» Exercise: Tally the lines of the listing that contain the word "this", then give the total and nothing else.

» Extracted entries:
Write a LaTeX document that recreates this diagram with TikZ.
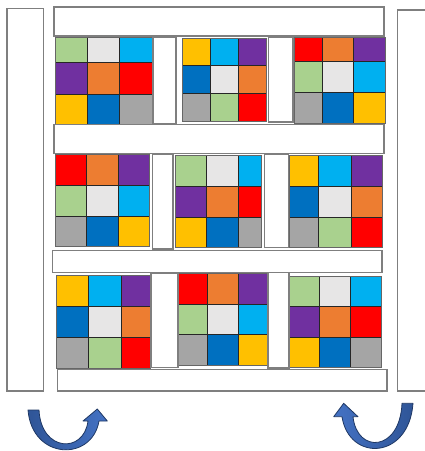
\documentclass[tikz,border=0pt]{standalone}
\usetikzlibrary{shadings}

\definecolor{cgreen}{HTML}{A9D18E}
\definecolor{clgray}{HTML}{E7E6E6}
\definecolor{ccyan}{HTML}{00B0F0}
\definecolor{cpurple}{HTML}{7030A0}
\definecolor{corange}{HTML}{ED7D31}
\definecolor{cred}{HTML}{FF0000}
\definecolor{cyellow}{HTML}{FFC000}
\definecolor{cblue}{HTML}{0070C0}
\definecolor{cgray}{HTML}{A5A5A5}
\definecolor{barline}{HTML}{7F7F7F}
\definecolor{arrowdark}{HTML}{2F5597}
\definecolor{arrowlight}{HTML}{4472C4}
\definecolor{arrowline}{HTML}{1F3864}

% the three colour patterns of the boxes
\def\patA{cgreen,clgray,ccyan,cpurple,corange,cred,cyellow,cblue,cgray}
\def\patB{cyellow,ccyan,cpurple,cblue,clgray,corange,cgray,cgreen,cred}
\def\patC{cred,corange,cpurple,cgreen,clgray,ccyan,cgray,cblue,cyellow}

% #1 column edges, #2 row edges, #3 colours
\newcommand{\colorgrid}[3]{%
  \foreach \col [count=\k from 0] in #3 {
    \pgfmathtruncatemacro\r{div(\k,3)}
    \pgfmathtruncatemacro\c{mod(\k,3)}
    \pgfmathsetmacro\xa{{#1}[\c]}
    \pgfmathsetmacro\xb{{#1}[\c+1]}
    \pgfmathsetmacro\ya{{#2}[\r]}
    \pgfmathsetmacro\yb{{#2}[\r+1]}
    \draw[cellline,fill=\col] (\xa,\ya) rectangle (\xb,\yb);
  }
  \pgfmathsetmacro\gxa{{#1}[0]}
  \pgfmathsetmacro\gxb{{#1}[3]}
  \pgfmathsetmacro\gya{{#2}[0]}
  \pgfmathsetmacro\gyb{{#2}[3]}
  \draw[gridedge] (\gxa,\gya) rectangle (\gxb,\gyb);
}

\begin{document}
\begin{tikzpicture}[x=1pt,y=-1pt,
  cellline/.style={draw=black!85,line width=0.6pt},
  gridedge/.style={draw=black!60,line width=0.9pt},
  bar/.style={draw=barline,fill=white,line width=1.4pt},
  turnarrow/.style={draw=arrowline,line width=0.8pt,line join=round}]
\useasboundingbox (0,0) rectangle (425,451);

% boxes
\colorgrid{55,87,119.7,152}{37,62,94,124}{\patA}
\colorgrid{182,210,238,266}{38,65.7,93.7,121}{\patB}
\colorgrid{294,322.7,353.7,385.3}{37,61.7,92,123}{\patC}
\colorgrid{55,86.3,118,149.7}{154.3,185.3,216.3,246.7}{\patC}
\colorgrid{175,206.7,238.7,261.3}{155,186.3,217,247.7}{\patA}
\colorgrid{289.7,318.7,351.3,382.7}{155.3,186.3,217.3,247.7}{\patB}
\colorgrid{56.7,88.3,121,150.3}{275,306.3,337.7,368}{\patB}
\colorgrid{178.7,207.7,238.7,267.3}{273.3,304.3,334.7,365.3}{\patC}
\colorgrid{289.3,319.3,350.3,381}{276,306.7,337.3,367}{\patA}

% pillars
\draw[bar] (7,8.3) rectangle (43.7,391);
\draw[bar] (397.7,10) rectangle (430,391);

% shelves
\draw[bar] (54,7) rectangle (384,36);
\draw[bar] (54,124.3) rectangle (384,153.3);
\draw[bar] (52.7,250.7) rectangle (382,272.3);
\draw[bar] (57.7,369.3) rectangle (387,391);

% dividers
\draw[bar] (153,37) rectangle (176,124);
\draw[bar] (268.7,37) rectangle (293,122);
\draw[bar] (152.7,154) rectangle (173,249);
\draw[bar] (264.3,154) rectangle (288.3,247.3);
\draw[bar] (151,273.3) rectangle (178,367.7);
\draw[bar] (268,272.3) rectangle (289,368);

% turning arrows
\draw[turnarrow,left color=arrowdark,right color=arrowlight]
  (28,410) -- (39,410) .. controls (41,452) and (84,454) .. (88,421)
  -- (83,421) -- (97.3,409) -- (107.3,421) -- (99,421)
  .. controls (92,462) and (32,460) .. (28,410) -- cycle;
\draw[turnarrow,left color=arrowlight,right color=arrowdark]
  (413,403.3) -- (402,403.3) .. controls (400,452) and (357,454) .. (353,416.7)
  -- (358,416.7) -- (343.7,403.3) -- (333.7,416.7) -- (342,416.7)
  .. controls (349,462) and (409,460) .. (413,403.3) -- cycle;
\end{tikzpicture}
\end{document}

==

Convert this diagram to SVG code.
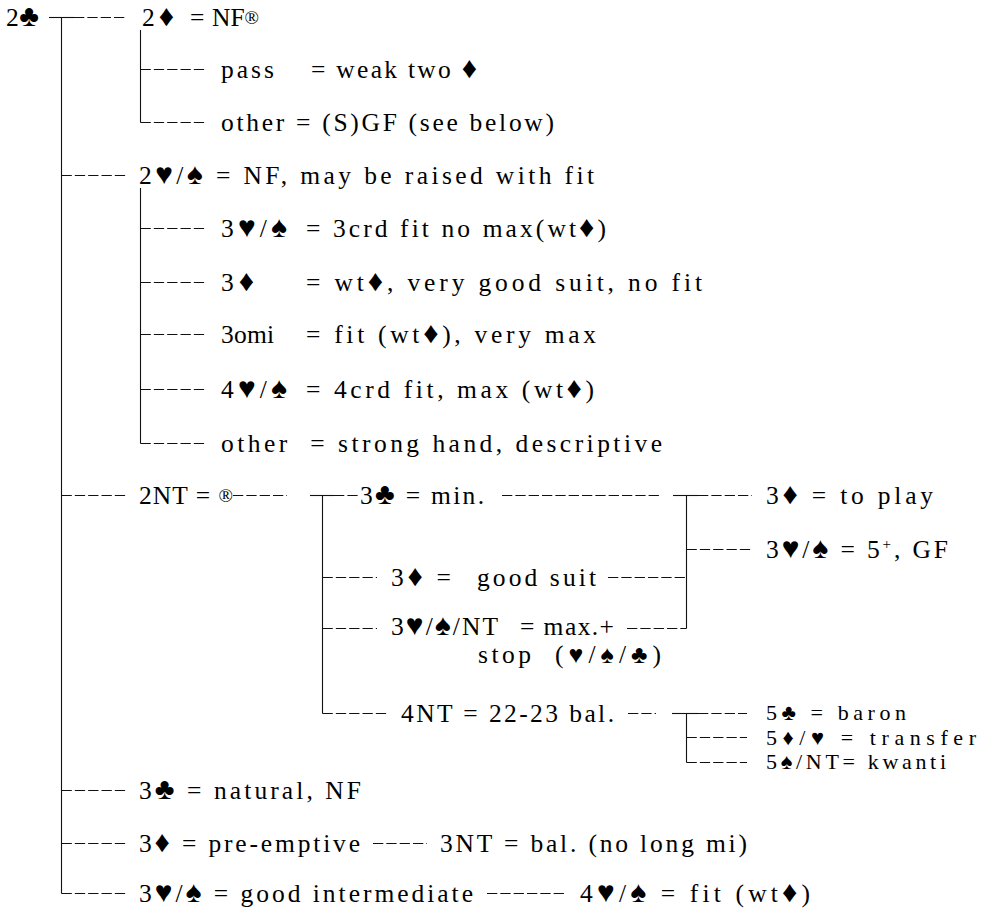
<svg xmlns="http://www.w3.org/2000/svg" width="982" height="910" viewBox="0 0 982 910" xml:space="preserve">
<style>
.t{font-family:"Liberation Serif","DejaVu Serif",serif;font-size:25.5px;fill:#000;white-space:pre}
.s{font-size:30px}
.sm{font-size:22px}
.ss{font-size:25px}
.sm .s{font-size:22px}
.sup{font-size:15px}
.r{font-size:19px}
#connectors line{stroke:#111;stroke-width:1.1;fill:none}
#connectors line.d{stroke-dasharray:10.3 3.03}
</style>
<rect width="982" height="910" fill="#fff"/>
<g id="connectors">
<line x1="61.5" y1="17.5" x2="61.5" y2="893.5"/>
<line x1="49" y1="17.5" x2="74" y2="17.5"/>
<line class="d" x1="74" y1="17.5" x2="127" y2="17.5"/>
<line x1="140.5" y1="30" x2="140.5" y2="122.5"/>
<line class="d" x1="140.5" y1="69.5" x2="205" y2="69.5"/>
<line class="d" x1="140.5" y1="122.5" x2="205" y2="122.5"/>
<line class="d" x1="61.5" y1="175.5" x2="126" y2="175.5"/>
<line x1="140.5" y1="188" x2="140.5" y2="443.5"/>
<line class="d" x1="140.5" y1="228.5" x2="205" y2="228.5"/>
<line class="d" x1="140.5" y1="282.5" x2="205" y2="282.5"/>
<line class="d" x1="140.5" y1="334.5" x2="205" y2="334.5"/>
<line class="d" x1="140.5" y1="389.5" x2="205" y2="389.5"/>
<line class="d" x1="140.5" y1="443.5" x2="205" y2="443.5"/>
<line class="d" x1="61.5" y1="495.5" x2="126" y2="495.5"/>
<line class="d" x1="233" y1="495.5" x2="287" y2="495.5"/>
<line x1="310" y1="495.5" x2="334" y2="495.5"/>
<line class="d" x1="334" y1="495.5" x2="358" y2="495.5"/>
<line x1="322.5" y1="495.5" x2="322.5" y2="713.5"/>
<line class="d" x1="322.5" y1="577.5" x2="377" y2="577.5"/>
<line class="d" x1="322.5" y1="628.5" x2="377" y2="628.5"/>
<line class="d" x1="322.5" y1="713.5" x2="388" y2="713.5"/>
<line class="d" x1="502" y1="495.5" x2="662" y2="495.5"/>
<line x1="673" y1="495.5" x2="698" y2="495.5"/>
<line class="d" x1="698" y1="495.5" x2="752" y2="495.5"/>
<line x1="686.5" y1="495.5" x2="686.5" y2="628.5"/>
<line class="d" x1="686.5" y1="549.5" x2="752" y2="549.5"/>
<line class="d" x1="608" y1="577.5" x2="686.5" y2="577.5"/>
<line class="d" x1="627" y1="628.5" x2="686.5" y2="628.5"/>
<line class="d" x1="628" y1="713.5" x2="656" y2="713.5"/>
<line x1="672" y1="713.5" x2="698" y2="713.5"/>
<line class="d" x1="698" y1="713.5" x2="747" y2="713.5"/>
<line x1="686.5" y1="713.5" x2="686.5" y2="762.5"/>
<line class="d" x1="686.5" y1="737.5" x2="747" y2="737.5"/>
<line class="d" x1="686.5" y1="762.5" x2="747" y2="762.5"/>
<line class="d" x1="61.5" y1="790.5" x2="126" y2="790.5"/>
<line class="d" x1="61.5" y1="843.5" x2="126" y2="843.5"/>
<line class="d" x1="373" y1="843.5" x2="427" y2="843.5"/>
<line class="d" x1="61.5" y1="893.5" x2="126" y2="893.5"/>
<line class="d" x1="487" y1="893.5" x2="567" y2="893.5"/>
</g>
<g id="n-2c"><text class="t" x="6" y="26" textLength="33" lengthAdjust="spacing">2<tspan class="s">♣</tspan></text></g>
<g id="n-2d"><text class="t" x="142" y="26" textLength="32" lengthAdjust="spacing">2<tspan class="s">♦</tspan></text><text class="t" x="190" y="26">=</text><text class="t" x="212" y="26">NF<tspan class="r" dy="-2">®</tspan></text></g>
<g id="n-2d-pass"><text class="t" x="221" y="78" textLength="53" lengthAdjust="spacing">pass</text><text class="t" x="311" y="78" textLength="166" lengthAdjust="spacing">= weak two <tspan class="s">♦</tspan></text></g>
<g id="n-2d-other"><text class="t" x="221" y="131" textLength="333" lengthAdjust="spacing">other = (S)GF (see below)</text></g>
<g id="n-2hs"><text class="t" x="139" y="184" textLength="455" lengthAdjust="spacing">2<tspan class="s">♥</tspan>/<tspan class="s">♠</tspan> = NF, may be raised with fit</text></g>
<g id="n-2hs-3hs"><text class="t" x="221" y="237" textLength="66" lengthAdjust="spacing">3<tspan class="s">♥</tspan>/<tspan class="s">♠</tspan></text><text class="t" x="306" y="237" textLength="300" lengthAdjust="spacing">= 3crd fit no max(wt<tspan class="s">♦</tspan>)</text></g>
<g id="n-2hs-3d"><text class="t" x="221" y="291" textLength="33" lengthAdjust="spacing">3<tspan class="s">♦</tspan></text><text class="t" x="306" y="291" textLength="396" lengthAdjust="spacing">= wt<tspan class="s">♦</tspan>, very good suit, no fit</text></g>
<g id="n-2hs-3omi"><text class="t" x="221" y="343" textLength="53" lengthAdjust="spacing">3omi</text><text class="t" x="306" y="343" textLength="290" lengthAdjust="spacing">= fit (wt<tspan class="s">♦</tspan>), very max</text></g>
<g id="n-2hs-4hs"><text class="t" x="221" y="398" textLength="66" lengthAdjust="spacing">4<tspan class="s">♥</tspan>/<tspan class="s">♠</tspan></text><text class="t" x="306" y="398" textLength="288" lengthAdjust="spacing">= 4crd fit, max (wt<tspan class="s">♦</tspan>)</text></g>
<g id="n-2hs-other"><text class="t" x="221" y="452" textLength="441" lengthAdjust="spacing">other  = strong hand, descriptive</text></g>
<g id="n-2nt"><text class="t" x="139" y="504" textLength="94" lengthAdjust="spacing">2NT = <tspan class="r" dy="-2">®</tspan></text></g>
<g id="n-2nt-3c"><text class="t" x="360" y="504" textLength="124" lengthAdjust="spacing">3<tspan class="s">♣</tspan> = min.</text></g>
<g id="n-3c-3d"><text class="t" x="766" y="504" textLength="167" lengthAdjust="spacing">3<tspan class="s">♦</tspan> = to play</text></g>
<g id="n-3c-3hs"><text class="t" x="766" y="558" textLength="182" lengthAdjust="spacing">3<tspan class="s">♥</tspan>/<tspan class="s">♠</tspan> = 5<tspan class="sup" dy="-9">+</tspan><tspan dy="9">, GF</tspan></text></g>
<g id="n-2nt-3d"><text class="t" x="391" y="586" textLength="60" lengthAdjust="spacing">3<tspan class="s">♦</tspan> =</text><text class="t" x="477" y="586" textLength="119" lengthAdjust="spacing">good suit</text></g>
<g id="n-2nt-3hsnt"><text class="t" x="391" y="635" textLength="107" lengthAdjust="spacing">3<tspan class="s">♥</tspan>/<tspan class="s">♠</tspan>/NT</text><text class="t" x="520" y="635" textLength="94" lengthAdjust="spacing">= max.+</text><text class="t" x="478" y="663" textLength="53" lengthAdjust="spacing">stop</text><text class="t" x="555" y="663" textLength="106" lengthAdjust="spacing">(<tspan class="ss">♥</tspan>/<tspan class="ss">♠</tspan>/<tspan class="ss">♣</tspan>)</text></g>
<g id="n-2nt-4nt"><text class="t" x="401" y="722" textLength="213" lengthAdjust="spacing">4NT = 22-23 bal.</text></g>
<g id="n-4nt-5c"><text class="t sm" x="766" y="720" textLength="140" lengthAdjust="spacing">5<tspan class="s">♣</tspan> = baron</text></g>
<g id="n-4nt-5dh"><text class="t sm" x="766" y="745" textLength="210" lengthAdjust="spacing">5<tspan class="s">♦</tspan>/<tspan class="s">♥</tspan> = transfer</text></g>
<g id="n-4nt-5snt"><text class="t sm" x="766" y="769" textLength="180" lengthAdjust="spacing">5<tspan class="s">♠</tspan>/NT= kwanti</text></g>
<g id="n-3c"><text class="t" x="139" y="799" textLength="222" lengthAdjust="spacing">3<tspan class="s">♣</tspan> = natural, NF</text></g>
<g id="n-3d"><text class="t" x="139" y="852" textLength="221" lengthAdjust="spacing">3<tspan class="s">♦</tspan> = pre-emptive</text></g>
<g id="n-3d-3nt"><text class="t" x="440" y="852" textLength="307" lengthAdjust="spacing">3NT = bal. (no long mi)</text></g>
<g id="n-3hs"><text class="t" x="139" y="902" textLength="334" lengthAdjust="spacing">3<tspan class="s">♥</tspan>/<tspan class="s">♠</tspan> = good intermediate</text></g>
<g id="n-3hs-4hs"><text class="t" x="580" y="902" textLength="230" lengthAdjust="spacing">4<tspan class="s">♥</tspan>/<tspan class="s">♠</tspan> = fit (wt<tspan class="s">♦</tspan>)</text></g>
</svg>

--

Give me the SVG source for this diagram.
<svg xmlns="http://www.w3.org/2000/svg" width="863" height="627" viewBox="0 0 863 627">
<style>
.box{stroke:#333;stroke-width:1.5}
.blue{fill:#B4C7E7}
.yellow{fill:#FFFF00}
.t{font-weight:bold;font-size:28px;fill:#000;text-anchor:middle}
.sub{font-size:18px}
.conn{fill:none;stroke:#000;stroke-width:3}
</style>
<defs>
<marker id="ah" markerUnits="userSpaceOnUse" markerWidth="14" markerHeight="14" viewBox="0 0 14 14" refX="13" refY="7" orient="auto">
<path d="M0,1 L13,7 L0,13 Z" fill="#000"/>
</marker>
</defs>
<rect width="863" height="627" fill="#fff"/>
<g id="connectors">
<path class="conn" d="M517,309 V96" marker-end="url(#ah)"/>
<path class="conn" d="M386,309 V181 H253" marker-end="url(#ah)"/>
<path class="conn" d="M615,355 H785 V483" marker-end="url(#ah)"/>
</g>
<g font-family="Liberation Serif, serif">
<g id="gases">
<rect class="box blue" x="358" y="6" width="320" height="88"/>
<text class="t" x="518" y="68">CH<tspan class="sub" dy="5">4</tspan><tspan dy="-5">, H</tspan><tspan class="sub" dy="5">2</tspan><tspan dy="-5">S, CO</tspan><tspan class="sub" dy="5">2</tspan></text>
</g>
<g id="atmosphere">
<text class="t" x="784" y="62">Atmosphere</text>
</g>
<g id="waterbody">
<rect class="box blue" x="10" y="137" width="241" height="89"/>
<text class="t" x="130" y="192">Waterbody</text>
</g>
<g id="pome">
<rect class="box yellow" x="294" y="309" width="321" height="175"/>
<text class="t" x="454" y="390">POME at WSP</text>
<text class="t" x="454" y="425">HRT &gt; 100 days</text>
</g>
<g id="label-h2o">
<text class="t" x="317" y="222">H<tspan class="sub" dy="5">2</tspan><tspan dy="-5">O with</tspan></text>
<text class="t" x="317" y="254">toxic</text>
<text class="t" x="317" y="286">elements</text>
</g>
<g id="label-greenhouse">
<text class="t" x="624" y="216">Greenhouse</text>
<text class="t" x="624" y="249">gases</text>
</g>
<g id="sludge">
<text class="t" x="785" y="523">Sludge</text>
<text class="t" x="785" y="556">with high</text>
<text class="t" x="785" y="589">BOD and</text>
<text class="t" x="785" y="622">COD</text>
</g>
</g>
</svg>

» Final result: 3